When Whitney Houston passed away in February 2012, she was in the process of yet another comeback. A sea of personal issues had turned the powerhouse vocalist into a bit of a laughing stock in the new millennium. Her death was the final sad event in what had been a series of sad events for one of the biggest pop stars of the ‘80s and ‘90s. 

The final attempt (in her lifetime) at making Whitney Houston commercially relevant came via 2009’s I Look To You, the singer’s first studio album in seven years. Commercially, it performed decently well, becoming Whitney’s only album to debut at Number One. Creatively, it does a good job of placing Whitney in what was then a contemporary context without trying too hard. It also makes the case that, despite the fact that her vocal skills were diminished due to time and abuse, Whitney Houston still had some of the most distinctive and powerful pipes in music history.

Think of the music scene in 2009. It wasn’t necessarily favorable to a singer like Whitney and I’m sure label head Clive Davis spent considerable energy finding collaborators and tracks that would make sense for top 40 radio while not sacrificing the essence of what Whitney was. Thankfully there are no guest rappers (although I’m curious what Kanye’s “chipmunk soul” sound would’ve sounded like on Whitney), there is no discernible Auto-Tune, and the lyrics don’t try too hard to place the singer in a light that would be ill-fit for her age (46 at the time of I Look To You’s release). 

The album kicks off with the sprightly “Million Dollar Bill,” produced by Alicia Keys and Swizz Beats. The retro groove (buoyed by a disco-era Loleatta Holloway sample that pretty much provides the song’s bedrock) is a perfect fit for Whitney, who cut her teeth during the disco era. “Million Dollar Bill” is one of the best uptempo songs in her entire catalog. Other winners on the album include the island-spiced “Like I Never Left,” a duet with Akon that’s charming and lightweight. “I Didn’t Know My Own Strength” is a Diane Warren power ballad that a younger Whitney would’ve blown the speakers out on, but the song’s lyrics suit the more weathered, experienced Whitney. Peak-era Whitney would’ve delivered a powerhouse vocal performance, but 2009-era Whitney had the life experiences to make her rendering of the song believable.

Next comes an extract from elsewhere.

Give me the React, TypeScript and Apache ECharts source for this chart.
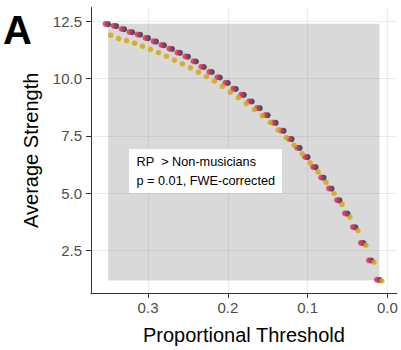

A Whitney album (particularly one made in the 21st century) wouldn’t be a Whitney album without some head-scratchers. A cover of Leon Russell’s “A Song for You” (made famous by Donny Hathaway and the Carpenters, among many others) should’ve been a slam-dunk, but producers Stargate bury one of the best songs written in the last sixty years in some sort of electro-slush. It renders a commendable vocal by Whitney useless, and this atrocity would rank as the worst cover of “A Song for You” for a brief few years until an embarrassing version by Amy Winehouse (whose career has sad parallels with Whitney’s) surfaced on one of her posthumous albums. There’s also the presence of R. Kelly, who writes and produces two songs, including the title track (which I remember reading about in a Vibe Magazine interview from the mid ‘90s…how long was that song sitting on ice?) Neither of his contributions warrants much of a mention, as “I Look To You” is a fairly banal gospel ballad and “Salute” is generic 2009 pop.

I’m trying to put myself back into the mindset I was in on the day I bought this CD (having only heard a single or two), and I think I was pleasantly surprised that I Look To You ended up being as listenable as it was. The previous few years had been a bit of a trainwreck for Whitney, and the possibility existed that any new music from her could’ve been disastrous. Thankfully, I Look To You is not that. It’s not a work of genius either, but arguably Whitney never created that outside of a few specific songs spread across her catalog. I Look To You is pleasant, inoffensive and its primary distinction is that, sadly, it was the last album Whitney completed during her lifetime.